First, some personal history.  I am a southerner who grew up with and around guns.  I own some still. My father gave me a .22 rifle when I was 9 and a single barrel .410 shotgun when I was 10.  I have inherited many of my family’s guns, including a rifle made by my great, great, great grandfather, which I will preserve and give to my son. One of the central memories of my childhood is of hunting — not well; I am a terrible shot — quail and dove and grouse on a farm on the Tennessee River.

Tragically, my mind has all too frequent occasion to return to that time and that place, to the smells of cordite and of home. Whenever there is news of a terrible shooting, I wonder why America has so miserably failed to enact even common-sense gun legislation. I am not advocating a total ban, even on handguns. But I am embarrassed and ashamed that so many Second Amendment true believers are unable to make sound distinctions between sporting arms that tend to be used responsibly and the vicious, unnecessary machinery of human death like that allegedly wielded by Jared Lee Loughner in Tucson.

This is the type of gun that the shooter in Arizona is charged with using — a Glock 9 mm with an expanded clip that holds 33 rounds. What on earth could such a thing be good for except for rapidly ending as many human lives in as short a space of time as possible?
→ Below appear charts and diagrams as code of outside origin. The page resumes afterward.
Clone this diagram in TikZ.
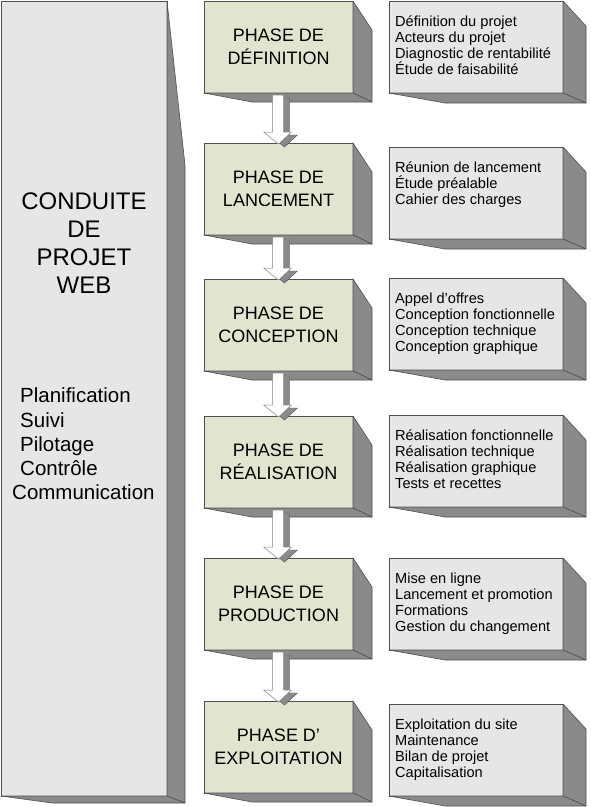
\documentclass[tikz,border=0pt]{standalone}
\usepackage{fontspec}
\setmainfont{Liberation Sans}
\usetikzlibrary{calc}
\definecolor{frontgray}{HTML}{E6E6E6}
\definecolor{sidegray}{HTML}{8A8A8A}
\definecolor{phasefill}{HTML}{E1E4CF}
\definecolor{edgegray}{HTML}{505050}
\tikzset{
 face/.style={draw=edgegray, line width=0.6pt, line join=round},
 phasebox/.style={face, fill=phasefill, minimum width=149pt, minimum height=92pt, inner sep=0pt, outer sep=0pt, anchor=north west, align=center, font=\fontsize{18}{22.5}\selectfont},
 infobox/.style={face, fill=frontgray, minimum width=174pt, minimum height=92pt, inner sep=0pt, outer sep=0pt, anchor=north west},
 infotext/.style={anchor=north west, inner sep=0pt, align=left, font=\fontsize{14.6}{16}\selectfont},
 bigbox/.style={face, fill=frontgray, minimum width=166pt, minimum height=795pt, inner sep=0pt, outer sep=0pt, anchor=north west},
 shadeface/.style={face, fill=sidegray},
 arrowbody/.style={draw=edgegray!70, line width=0.5pt, fill=white, line join=round},
 arrowshadow/.style={fill=sidegray, draw=edgegray, line width=0.4pt, line join=round},
}
\newcommand{\extrudeface}[5]{%
 \filldraw[shadeface] (#1.north east) -- ($(#1.north east)+(#2,#3)$) -- ($(#1.south east)+(#2,#4)$) -- (#1.south east) -- cycle;
 \filldraw[shadeface] (#1.south west) -- ($(#1.south west)+(#5,#4)$) -- ($(#1.south east)+(#2,#4)$) -- (#1.south east) -- cycle;
}
\newcommand{\arrowpoly}[4]{%
 ($(#1.south)+(-6+#3,2+#4)$) -- ($(#1.south)+(5+#3,2+#4)$) -- ($(#2.north)+(5+#3,-11+#4)$) -- ($(#2.north)+(13+#3,-11+#4)$) -- ($(#2.north)+(0+#3,1+#4)$) -- ($(#2.north)+(-15+#3,-11+#4)$) -- ($(#2.north)+(-6+#3,-11+#4)$) -- cycle}
\newcommand{\phasearrow}[2]{%
 \filldraw[arrowshadow] \arrowpoly{#1}{#2}{6}{3};
 \filldraw[arrowbody] \arrowpoly{#1}{#2}{0}{0};
}
\begin{document}
\begin{tikzpicture}[x=1pt,y=-1pt]
\useasboundingbox[fill=white] (0,0) rectangle (590,807);

% left big box
\node[bigbox] (lb) at (1,1) {};
\extrudeface{lb}{18}{164}{7}{51}
\node[align=center, inner sep=0pt, font=\fontsize{24}{28}\selectfont] (title) at (84,243) {CONDUITE\\DE\\PROJET\\WEB};
\node[align=left, anchor=west, inner sep=0pt, font=\fontsize{20.5}{24.2}\selectfont] (tasks) at (20,444) {Planification\\Suivi\\Pilotage\\Contrôle\\\hspace*{-8pt}Communication};

% phase boxes
\node[phasebox] (p1) at (204,1) {PHASE DE\\DÉFINITION};
\node[phasebox] (p2) at (204,143) {PHASE DE\\LANCEMENT};
\node[phasebox] (p3) at (204,279) {PHASE DE\\CONCEPTION};
\node[phasebox] (p4) at (204,416) {PHASE DE\\RÉALISATION};
\node[phasebox] (p5) at (204,558) {PHASE DE\\PRODUCTION};
\node[phasebox] (p6) at (204,701) {PHASE D’\\EXPLOITATION};
\foreach \n in {p1,p2,p3,p4,p5,p6}{\extrudeface{\n}{19}{29}{9}{48}}

% info boxes
\node[infobox] (i1) at (389,1) {};
\node[infobox] (i2) at (389,147) {};
\node[infobox] (i3) at (389,278) {};
\node[infobox] (i4) at (389,415) {};
\node[infobox] (i5) at (389,558) {};
\node[infobox] (i6) at (389,704) {};
\foreach \n in {i1,i2,i3,i4,i5,i6}{\extrudeface{\n}{23}{25}{10}{56}}

\node[infotext] (t1) at ($(i1.north west)+(6,11)$) {\rule{0pt}{14pt}Définition du projet\\Acteurs du projet\\Diagnostic de rentabilité\\Étude de faisabilité};
\node[infotext] (t2) at ($(i2.north west)+(6,11)$) {\rule{0pt}{14pt}Réunion de lancement\\Étude préalable\\Cahier des charges};
\node[infotext] (t3) at ($(i3.north west)+(6,11)$) {\rule{0pt}{14pt}Appel d’offres\\Conception fonctionnelle\\Conception technique\\Conception graphique};
\node[infotext] (t4) at ($(i4.north west)+(6,11)$) {\rule{0pt}{14pt}Réalisation fonctionnelle\\Réalisation technique\\Réalisation graphique\\Tests et recettes};
\node[infotext] (t5) at ($(i5.north west)+(6,11)$) {\rule{0pt}{14pt}Mise en ligne\\Lancement et promotion\\Formations\\Gestion du changement};
\node[infotext] (t6) at ($(i6.north west)+(6,11)$) {\rule{0pt}{14pt}Exploitation du site\\Maintenance\\Bilan de projet\\Capitalisation};

% arrows
\phasearrow{p1}{p2}
\phasearrow{p2}{p3}
\phasearrow{p3}{p4}
\phasearrow{p4}{p5}
\phasearrow{p5}{p6}
\end{tikzpicture}
\end{document}
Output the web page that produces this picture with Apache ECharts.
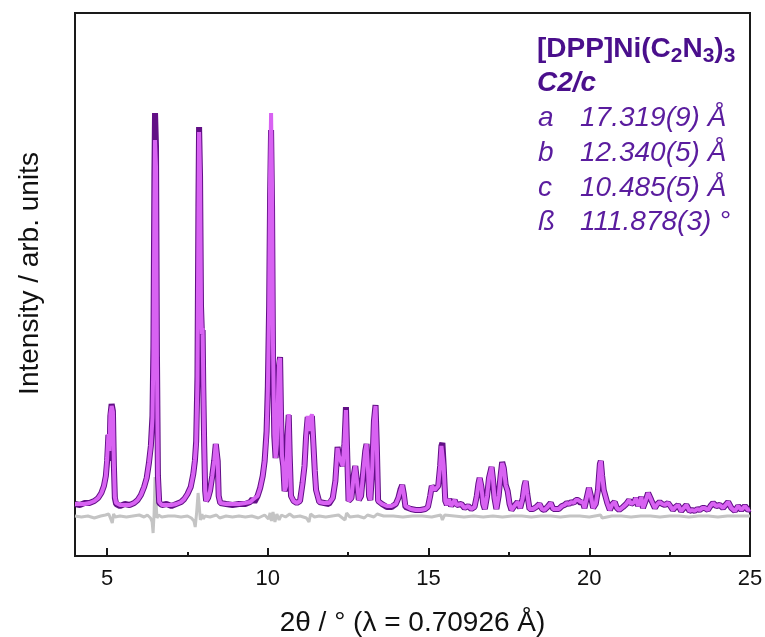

Congress banned such clips in 1994 under President Clinton; in 2004, under the second President Bush, they were allowed back on the legal U.S. market. So were other assault weapons banned for the previous decade. Of course the alleged murderer in Tucson was by all accounts mentally ill and susceptible to substance abuse. Could he have put his hands on this kind of Glock and this kind of clip illegally? Sure he could have. But he didn’t have to.

Here the system, such as it is, failed on two counts. First, there should be, as New York City Mayor Michael Bloomberg has proposed, a strengthening of regulations that keep those with certain kinds of mental health and substance abuse records from being able to purchase firearms for a given period of time. We cannot control the dark meanderings of every disturbed person in America. But we can make relevant facts already in the public record available to gun sellers.

And we should not be allowing the sale of clips like this. The power of the gun lobby is such that the issues surrounding guns and ammunition have been notably absent from broad debate for 15 years or so. Politicians — including many Democratic ones — linked the 1994 Republican landslide to the passage of the assault weapons ban and decided, “never again.”

How about applying that steely resolve to something other than electoral survival — like, say, the survival of 9-year-old girls and federal judges and congressional aides who are in a Safeway parking lot on a Saturday morning?

Now Congresswoman Carolyn McCarthy and Senator Frank Lautenberg are sponsoring legislation to restore the ban on such weapons. The argument from Second Amendment purists that such things will then only find their way to the black market is unconvincing. The perfect cannot be the enemy of the good. A ban on these clips would mark a step toward bringing order out of the chaos of the Tucson tragedy.

The bringing-about of order is the first and fundamental task of government. We accept limits on our rights for the sake of a larger social compact all the time. This pistol with this high-capacity clip is a tool of destruction. I say this as someone who does not want to give up my own guns — but who believes that with rights come responsibilities. Yes, liberty is precious. But so is life. It should not be so difficult for men and women of good will and good heart and sound mind to find the right balance between the two.